Three years since countries agreed to develop a legally binding Treaty to end plastic pollution, the UN’s plastics treaty talks collapsed once more – not due to lack of need, but because vested fossil-fuel interests continue to stall progress. It’s painful but predictable: we’ve been here before.
The latest round of negotiations, which concluded on August 15, 2025, in Geneva, saw delegates from 179 countries alongside over 1,900 participants from 618 observer organisations leave empty-handed after 10 days of intensive talks. This marked the second major failure in less than a year, following the collapse of what was originally meant to be the final round of negotiations in December 2024 in South Korea.
For those tracking the process, the fault lines were clear: progressive nations demanding binding production limits versus holdout countries pushing voluntary, waste-management approaches. With consensus blocked, the talks ended without agreement, leaving one of the world’s most pressing environmental and health challenges unresolved.
Yet this setback need not determine our path forward. If multilateralism fails to deliver, then coalitions of ambition, science-led advocacy, and unilateral action must pave the way toward a sustainable future.
Why this collapse was unavoidable
The breakdown in Geneva reflects structural weaknesses that make such failures almost certain.
- A fragile consensus process. The UN’s consensus model requires that every country has to agree, meaning even one strong dissent makes progress vulnerable to political and industrial interests. Proposals to shift to majority voting were blocked, raising alarms that the process was doomed to fail from the outset. This structural flaw becomes particularly pronounced when dealing with issues that threaten lucrative industries.
- Different visions of the problem. Some nations sought to tackle plastic at the source, while others resisted production limits and pushed recycling as the main solution. Petrostates, backed by the United States, once again prioritised short-term industrial complacency over the planet’s long-term well-being. Environmentalists and the so-called ‘High Ambition Coalition’ of countries were, quite rightly, not going to accept a treaty that didn’t tackle the full lifecycle of plastics, with an impasse that became unbridgeable.
- The overwhelming power of industry lobbying: Behind the scenes, powerful industry lobbyists exerted pressure to water down language and undermine progress. A record-breaking 234 fossil fuel and chemical industry lobbyists outnumbered national delegations and scientists.
- Science outpacing political will. Evidence of microplastics in placentas, oceans, and food chains continues to mount, but has yet to translate into shared political ambition. The urgency of the science remains divorced from the glacial pace of diplomatic consensus-building.

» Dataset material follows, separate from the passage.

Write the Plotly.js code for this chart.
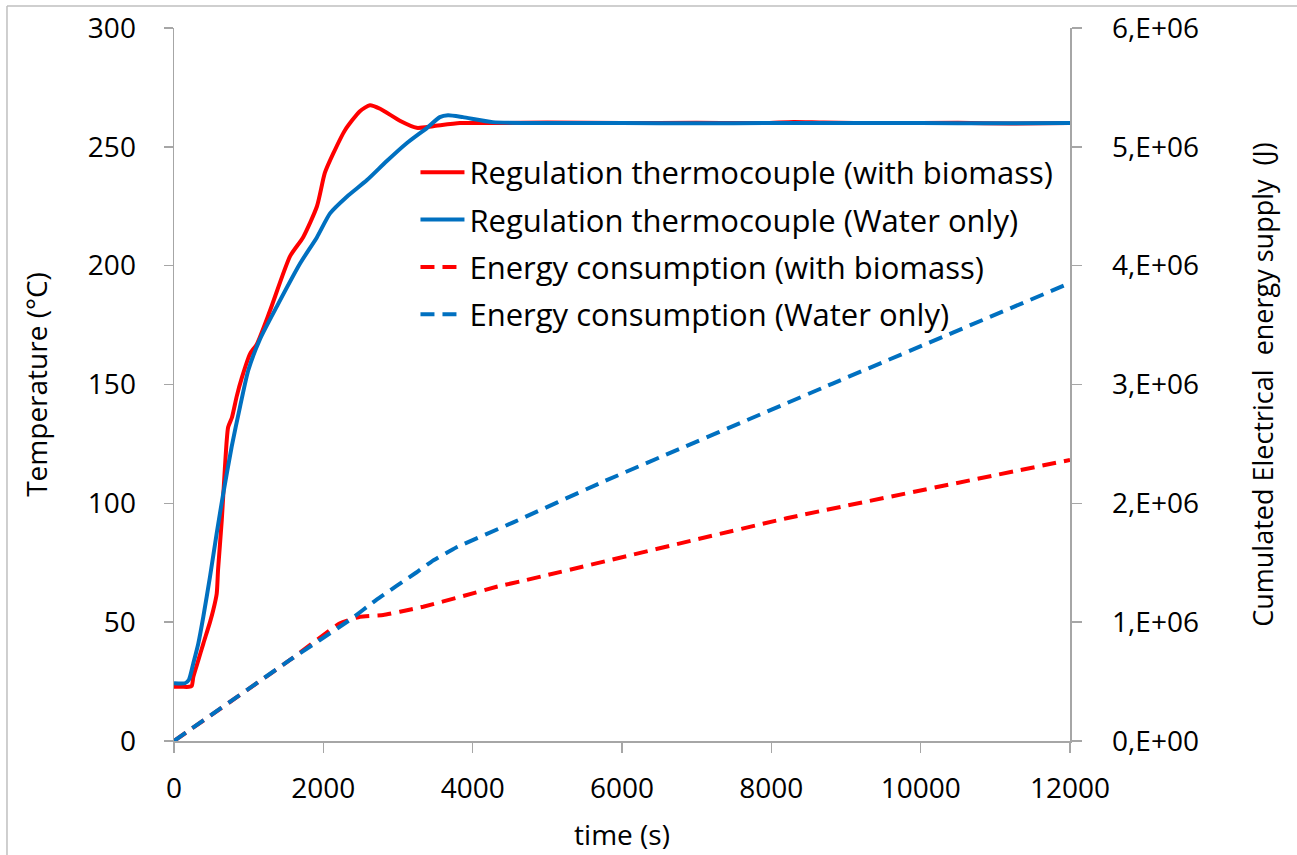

The failure to reach agreement comes at a critical juncture. New analysis from The Lancet reveals that the environmental and human health effects of plastic pollution are estimated to cost over $1.5 trillion annually – a figure that will only grow as plastic production continues to surge.
Signals for business
While the outcome is frustrating, it provides important signals for companies navigating the plastics agenda:
- Policy divergence will accelerate. With no global framework in place, expect a patchwork of regional and national rules, from EU Extended Producer Responsibility schemes to country-level single-use plastic bans. This regulatory fragmentation creates both compliance challenges and competitive advantages for companies that can navigate multiple frameworks effectively.
- Stakeholder pressure will intensify. Civil society, investors, and consumers are unlikely to wait for global diplomacy to catch up with science. Scrutiny of packaging decisions, product design choices, and waste management practices will become more sophisticated and demanding.
- The licence to operate is shifting. Companies that continue to lean on weak voluntary commitments and incremental improvements risk being seen as part of the problem. Those that demonstrate leadership through bold redesign initiatives, breakthrough innovations, and active policy advocacy will increasingly shape market dynamics and consumer preferences.
A way forward: leadership in the absence of consensus
Geneva's outcome may disappoint, but there were encouraging signs with the alignment among over 100 companies on key elements – including phase-outs, product design and Extended Producer Responsibility frameworks. This represents genuine progress and momentum that can be built upon outside formal treaty negotiations.
For business, the direction remains clear: reduced dependence on virgin plastics, increased investment in circular solutions, and greater accountability throughout value chains. The collapse of formal negotiations doesn’t change these fundamentals – if anything, it makes every action more valuable.
Organisations that act decisively now – building coalitions, driving innovation, and shaping policy – will not only stay ahead of eventual regulation but help fill the leadership vacuum created by multilateral gridlock. The treaty may have failed, but the transition continues.
The question for business leaders is not whether this transformation will happen, but whether they will lead it or be swept along by forces beyond their control.